• _BRIEF_:
What lines of the data include the string "matplotlib"? Copy them all.

##############################

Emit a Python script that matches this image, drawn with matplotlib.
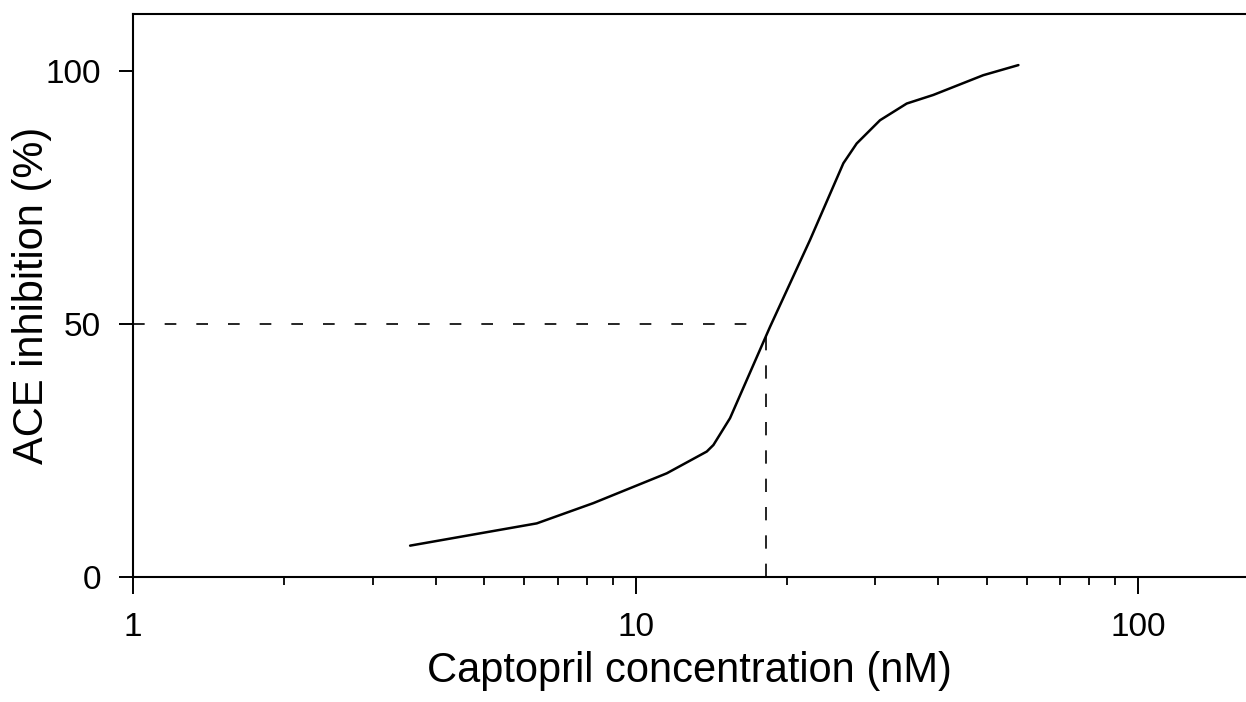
import numpy as np
import matplotlib
matplotlib.use('Agg')
import matplotlib.pyplot as plt
from matplotlib.ticker import LogLocator, FixedLocator, NullFormatter

plt.rcParams['font.family'] = ['Liberation Sans', 'DejaVu Sans']

# curve
conc = [3.56, 6.36, 8.24, 11.54, 13.86, 14.29, 15.42, 16.64, 18.53,
        22.24, 25.92, 27.55, 30.66, 34.65, 39.14, 49.2, 57.8]
inhib = [6.2, 10.6, 14.6, 20.5, 24.8, 26.1, 31.4, 38.9, 49.5,
         66.6, 81.8, 85.7, 90.3, 93.6, 95.3, 99.2, 101.2]

ic50 = 18.2
half = 50
xticks = [1, 10, 100]
yticks = [0, 50, 100]

fig = plt.figure(figsize=(12.46, 7.02), dpi=100)
ax = fig.add_axes([133/1246, 1-577/702, 1-133/1246, (577-14)/702])

ax.plot(conc, inhib, color='black', lw=1.8, solid_capstyle='round')
# IC50 guide lines
ax.plot([1, ic50], [half, half], color='black', lw=1.2, dashes=(7, 12))
ax.plot([ic50, ic50], [0, half], color='black', lw=1.2, dashes=(8, 9))

ax.set_xscale('log')
ax.set_xlim(1, 164)
ax.set_ylim(0, 111.3)

ax.xaxis.set_major_locator(FixedLocator(xticks))
ax.set_xticklabels(['1', '10', '100'])
ax.xaxis.set_minor_locator(LogLocator(base=10, subs=np.arange(2, 10)))
ax.xaxis.set_minor_formatter(NullFormatter())
ax.set_yticks(yticks)
ax.set_yticklabels(['0', '50', '100'])

ax.spines['right'].set_visible(False)
for s in ['left', 'bottom', 'top']:
    ax.spines[s].set_linewidth(1.5)

ax.tick_params(axis='x', which='major', direction='out', length=12, width=1.4,
               pad=13, labelsize=24)
ax.tick_params(axis='x', which='minor', direction='out', length=6, width=1.3)
ax.tick_params(axis='y', which='major', direction='out', length=10, width=1.4,
               pad=13, labelsize=24)

ax.set_xlabel('Captopril concentration (nM)', fontsize=30, labelpad=6)
ax.set_ylabel('ACE inhibition (%)', fontsize=30)
ax.yaxis.set_label_coords(-0.0728, 0.5)

fig.savefig('out.png', dpi=100)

##############################

• _RESULT OF THE TASK_:
Emit a Python script that matches this image, drawn with matplotlib.
import matplotlib
matplotlib.use('Agg')
import matplotlib.pyplot as plt
from matplotlib.ticker import LogLocator, FixedLocator, NullFormatter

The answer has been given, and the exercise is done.